Трубридж говорит, что, как почти все участники соревнований по фридайвингу, он ныряет с закрытыми глазами, открывая их лишь на мгновенье, когда достигает тарелки на конце троса. Благодаря тому что он ныряет вслепую, его мозг экономит энергию и кислород, которые ушли бы на обработку зрительной информации.
Так что Трубридж не может рассказать, как всё выглядит на глубине 90 метров, но зато может описать, как это ощущается. Он откидывается в своем кресле и глубоко вздыхает. Когда он начинает свой рассказ, мне опять становится не по себе…
Первые десять метров под водой твои легкие, наполненные воздухом, выталкивают тело на поверхность, так что приходится грести, чтобы погружаться все ниже. Вдувая воздух в каналы среднего уха, чтобы выровнять давление, испытываешь куда больший дискомфорт, чем когда сидишь в самолете, набирающем высоту. Если полностью выровнять давление в ушах не удается, оно становится опасным. Не вернувшись к поверхности сразу, можно повредить барабанные перепонки.

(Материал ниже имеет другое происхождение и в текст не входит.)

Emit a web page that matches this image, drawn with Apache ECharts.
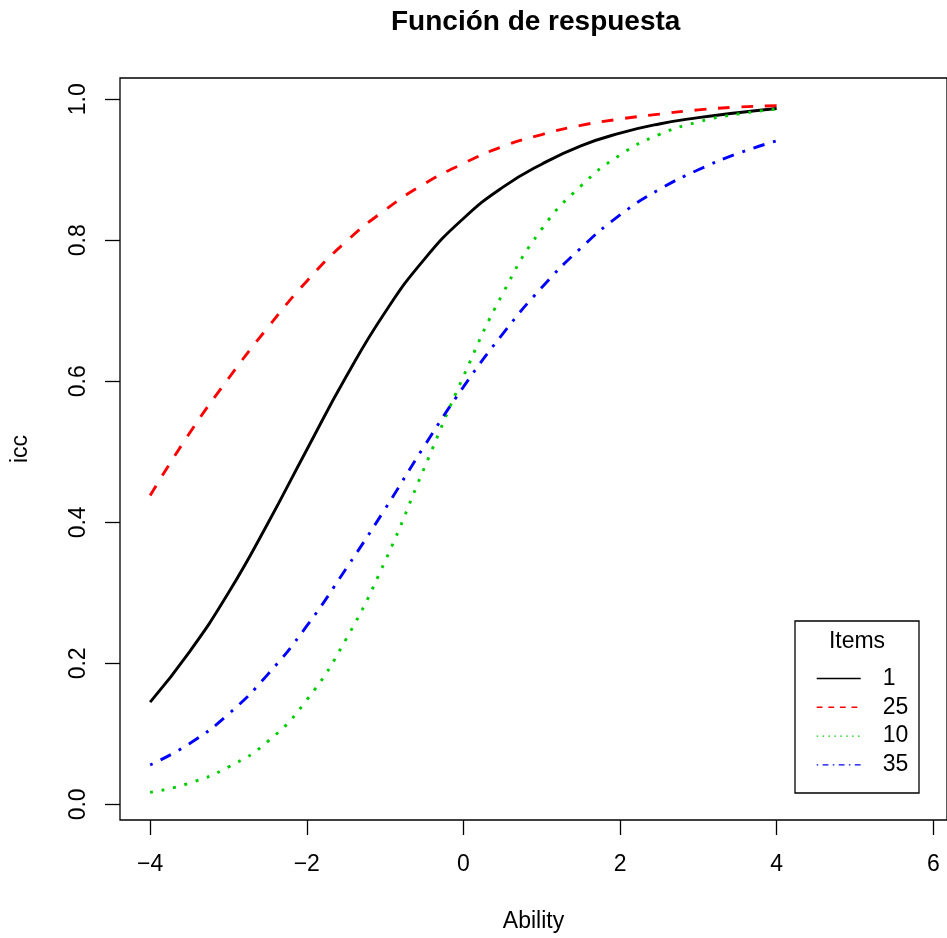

При этом тебе остается проплыть в общей сложности еще 170 метров.
Опустившись ниже десяти метров, ощущаешь, что давление на тело возросло вдвое, а легкие сжались. Внезапно начинает казаться, как будто ты паришь в невесомости; это состояние называется нейтральной плавучестью. Затем происходит нечто потрясающее: ты продолжаешь погружение, а океан начинает затягивать тебя в глубину. Вытягиваешь руки по бокам в позе парашютиста, расслабляешься и без малейших усилий погружаешься все глубже.
На 30 метрах давление увеличивается в четыре раза. Поверхность уже почти не просматривается, но ты и так ее не видишь, ты ведь закрыл глаза еще у поверхности. Твоя кожа холодеет – ты готовишься оказаться в объятиях глубины.
Затем, на 45 метрах, наступает помрачение сознания, вызванное повышением уровня углекислого газа и азота в крови. На короткое время можно забыть, где ты и зачем.